Suppose $\ell_n$ is three times continuously differentiable in a neighborhood of the MLE $\hat\theta$ , and $J(\hat\theta) > 0$ . Then for any starting value $\theta^{(0)}$ sufficiently close to $\hat\theta$ , the Newton-Raphson iterates satisfy

|\theta^{(t+1)} - \hat\theta| \;\leq\; C \cdot |\theta^{(t)} - \hat\theta|^2

for some constant $C > 0$ depending on $\hat\theta$ and the third derivative of $\ell_n$ . Equivalently, the number of correct digits roughly doubles per iteration.

Proof [show]

Let $e_t = \theta^{(t)} - \hat\theta$ denote the error at step $t$ . Taylor-expand $S_n$ around $\hat\theta$ :

S_n(\theta^{(t)}) \;=\; S_n(\hat\theta) \;+\; e_t\, S_n'(\hat\theta) \;+\; \frac{e_t^2}{2}\, S_n''(\xi_t)

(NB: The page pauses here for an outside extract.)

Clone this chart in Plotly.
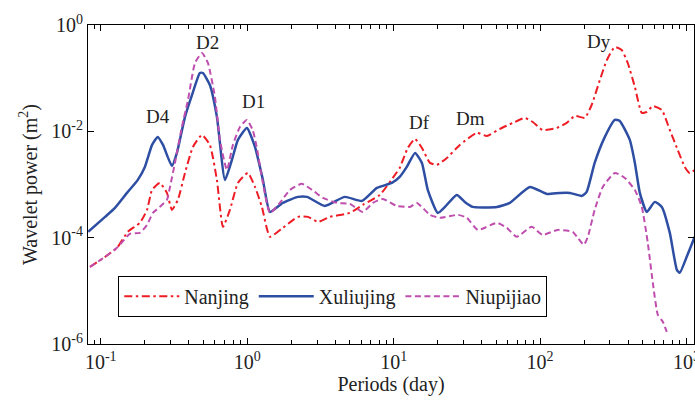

for some $\xi_t$ between $\theta^{(t)}$ and $\hat\theta$ . Since $\hat\theta$ is the MLE, $S_n(\hat\theta) = 0$ , so

S_n(\theta^{(t)}) \;=\; e_t\, S_n'(\hat\theta) \;+\; \frac{e_t^2}{2}\, S_n''(\xi_t).

Also Taylor-expand the denominator $S_n'(\theta^{(t)}) = S_n'(\hat\theta) + e_t\, S_n''(\eta_t)$ for some $\eta_t$ between the two points. Substitute both expansions into the Newton update $\theta^{(t+1)} = \theta^{(t)} - S_n(\theta^{(t)})/S_n'(\theta^{(t)})$ and subtract $\hat\theta$ :

e_{t+1} \;=\; e_t \;-\; \frac{e_t\, S_n'(\hat\theta) + \tfrac{1}{2} e_t^2\, S_n''(\xi_t)}{S_n'(\hat\theta) + e_t\, S_n''(\eta_t)}.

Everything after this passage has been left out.